Iniuria (from which English "injury" derives) was a broad category for a wrongful act that could be penalized by infamia, including bodily harm and damage against property or reputation, as well as "affronts to decency" and what would now be called sexual harassment.

Other grounds for infamia included dishonorable discharge from the military, bigamy, and "misbehavior in family life."

==Consequences==
Infames shared some conditions of status with slaves: they could not provide testimony in a court of law, and they were liable to corporal punishment. They could not bring lawsuits to the court on behalf of themselves or others, and they could not run for public office.

==The infames==
Infamia was an "inescapable consequence" for certain kinds of employment, including that of undertakers, executioners, prostitutes and pimps, entertainers such as actors and dancers, and gladiators. The collective infamia of stage performers, prostitutes, and gladiators arose from the uses to which they put their bodies: by subjecting themselves to public display, they had surrendered the right of privacy and bodily integrity that defined the citizen. The infamia of entertainers did not exclude them from socializing among the Roman elite, and entertainers who were "stars", both men and women, sometimes became the lovers of such high-profile figures as Mark Antony and the dictator Sulla.

Charioteers may or may not have been infames; two jurists of the later Imperial era argue that athletic competitions were not mere entertainment but "seem useful" as instructive displays of Roman strength and virtus. The low status of those who competed in public games in Rome stands in striking contrast to athletics in Greece, where Olympic victors enjoyed high honors.
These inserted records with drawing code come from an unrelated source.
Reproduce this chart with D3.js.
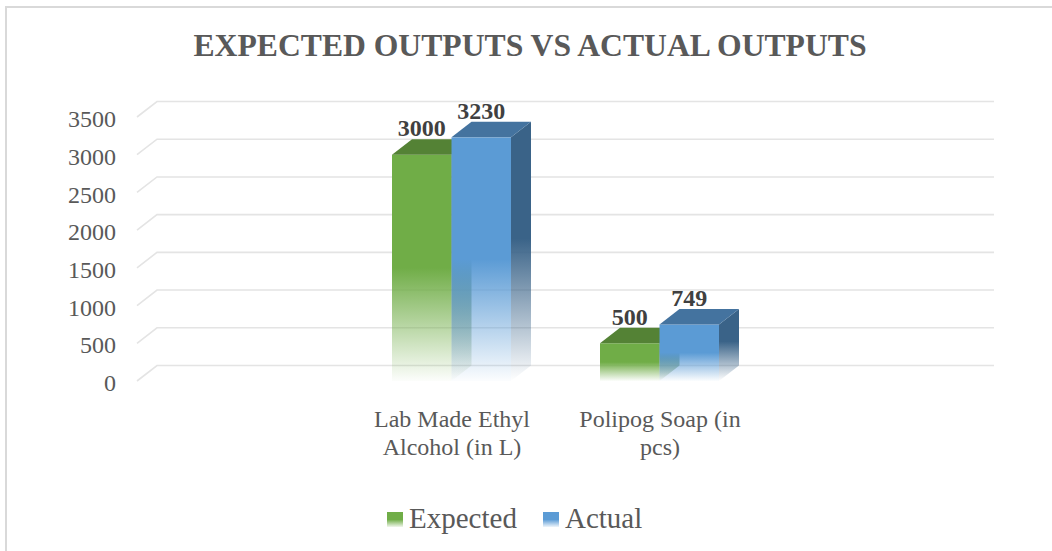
<!DOCTYPE html>
<html>
<head>
<meta charset="utf-8">
<script src="https://cdn.jsdelivr.net/npm/d3@7/dist/d3.min.js"></script>
<style>
  html, body { margin: 0; padding: 0; background: #fff; }
  svg { display: block; }
</style>
</head>
<body>
<svg id="chart" width="1052" height="551"></svg>
<script>
const title = "EXPECTED OUTPUTS VS ACTUAL OUTPUTS";
const categories = ["Lab Made Ethyl Alcohol (in L)", "Polipog Soap (in pcs)"];
const seriesNames = ["Expected", "Actual"];
const expectedValues = [3000, 500];
const actualValues = [3230, 749];
const yTickValues = [0, 500, 1000, 1500, 2000, 2500, 3000, 3500];

const seriesColors = {
  Expected: { front: "#70AD47", top: "#548235", side: "#4E7A31" },
  Actual:   { front: "#5B9BD5", top: "#44739F", side: "#3A6388" }
};

const svg = d3.select("#chart");
const W = 1052, H = 551;
const FONT = "'Liberation Serif', 'Times New Roman', serif";

// depth offset of the 3D box
const DX = 20, DY = -15.5;

// scales (front plane)
const y = d3.scaleLinear().domain([0, 3500]).range([381, 117]);
const x = d3.scaleBand().domain(categories).range([345, 761]);
const xs = d3.scaleBand().domain(seriesNames).range([47, 166]);

// outer border
svg.append("rect").attr("x", 6).attr("y", 7).attr("width", W + 20).attr("height", H + 20)
  .attr("fill", "#fff").attr("stroke", "#D9D9D9").attr("stroke-width", 2);

// title
svg.append("text").attr("x", 530).attr("y", 56).attr("text-anchor", "middle")
  .attr("font-family", FONT)
  .attr("font-weight", "bold").attr("font-size", 32).attr("fill", "#595959")
  .attr("textLength", 673).attr("lengthAdjust", "spacingAndGlyphs")
  .text(title);

// gradients
const defs = svg.append("defs");
function makeGrad(id, color, stopSolid, endOpacity) {
  const g = defs.append("linearGradient").attr("id", id)
    .attr("x1", 0).attr("y1", 0).attr("x2", 0).attr("y2", 1);
  g.append("stop").attr("offset", 0).attr("stop-color", color).attr("stop-opacity", 1);
  g.append("stop").attr("offset", stopSolid).attr("stop-color", color).attr("stop-opacity", 1);
  g.append("stop").attr("offset", 1).attr("stop-color", color).attr("stop-opacity", endOpacity);
}
seriesNames.forEach(s => {
  makeGrad("front-" + s, seriesColors[s].front, 0.5, 0.02);
  makeGrad("side-" + s, seriesColors[s].side, 0.45, 0.0);
  makeGrad("leg-" + s, seriesColors[s].front, 0.5, 0.1);
});

// gridlines (left wall diagonal + back wall)
const xFront = 137, xRight = 994 - DX;
const grid = svg.append("g");
yTickValues.forEach(v => {
  const yf = y(v);
  grid.append("path")
    .attr("d", `M${xFront},${yf} L${xFront + DX},${yf + DY} L${xRight + DX},${yf + DY}`)
    .attr("fill", "none").attr("stroke", "#E4E4E4").attr("stroke-width", 1.6);
});

// y axis labels
const yAxis = d3.axisLeft(y).tickValues(yTickValues).tickSize(0).tickPadding(0)
  .tickFormat(d3.format("d"));
const ya = svg.append("g").attr("transform", "translate(116,2)").call(yAxis);
ya.select(".domain").remove();
ya.selectAll("text").attr("font-family", FONT)
  .attr("font-size", 24).attr("fill", "#595959");

// bars
const seriesData = { Expected: expectedValues, Actual: actualValues };
const bars = svg.append("g");
categories.forEach((c, i) => {
  seriesNames.forEach(s => {
    const v = seriesData[s][i];
    const x0 = x(c) + xs(s), x1 = x0 + xs.bandwidth();
    const yt = y(v), yb = y(0);
    const g = bars.append("g");
    g.append("rect").attr("x", x0).attr("y", yt).attr("width", x1 - x0).attr("height", yb - yt)
      .attr("fill", `url(#front-${s})`);
    g.append("path")
      .attr("d", `M${x1},${yt} L${x1 + DX},${yt + DY} L${x1 + DX},${yb + DY} L${x1},${yb} Z`)
      .attr("fill", `url(#side-${s})`);
    g.append("path")
      .attr("d", `M${x0},${yt} L${x1},${yt} L${x1 + DX},${yt + DY} L${x0 + DX},${yt + DY} Z`)
      .attr("fill", seriesColors[s].top);
  });
});

// data labels
categories.forEach((c, i) => {
  seriesNames.forEach(s => {
    const v = seriesData[s][i];
    const cx = x(c) + xs(s) + xs.bandwidth() / 2;
    svg.append("text").attr("x", cx).attr("y", y(v) + DY - 3)
      .attr("text-anchor", "middle")
      .attr("font-family", FONT)
      .attr("font-weight", "bold").attr("font-size", 24).attr("fill", "#404040")
      .text(v);
  });
});

// category labels (wrapped)
function wrapLines(text, width, fontSize) {
  const tmp = svg.append("text").attr("font-family", FONT).attr("font-size", fontSize);
  const words = text.split(" ");
  const lines = [];
  let cur = "";
  words.forEach(w => {
    const test = cur ? cur + " " + w : w;
    tmp.text(test);
    if (tmp.node().getComputedTextLength() > width && cur) {
      lines.push(cur); cur = w;
    } else cur = test;
  });
  if (cur) lines.push(cur);
  tmp.remove();
  return lines;
}
categories.forEach(c => {
  const lines = wrapLines(c, 165, 24);
  const t = svg.append("text").attr("text-anchor", "middle")
    .attr("font-family", FONT)
    .attr("font-size", 24).attr("fill", "#595959");
  lines.forEach((ln, k) => {
    t.append("tspan").attr("x", x(c) + x.bandwidth() / 2 + 3).attr("y", 427 + k * 28).text(ln);
  });
});

// legend
const legendX = [387, 543];
seriesNames.forEach((s, k) => {
  svg.append("rect").attr("x", legendX[k]).attr("y", 512).attr("width", 16).attr("height", 15)
    .attr("fill", `url(#leg-${s})`);
  svg.append("text").attr("x", legendX[k] + 22).attr("y", 528)
    .attr("font-family", FONT)
    .attr("font-size", 29).attr("fill", "#595959").text(s);
});
</script>
</body>
</html>
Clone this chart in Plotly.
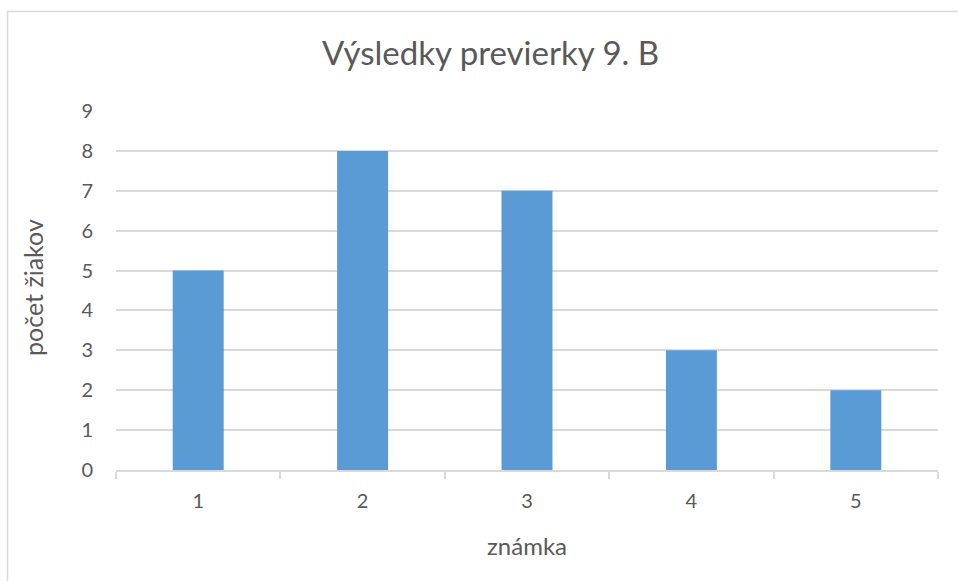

A passive homosexual who was "outed" might be subject to social infamia in the colloquial sense without being socially ostracized, and if a citizen he might retain his legal standing.

==Religious infamy==
In late antiquity, when the Roman Empire had come under Christian rule, infamia was used to punish "religious deviants" such as heretics, apostates, and those who declined to give up their own religious practices and convert to Christianity.
The modern Roman Catholic Church has the similar concept of infamy.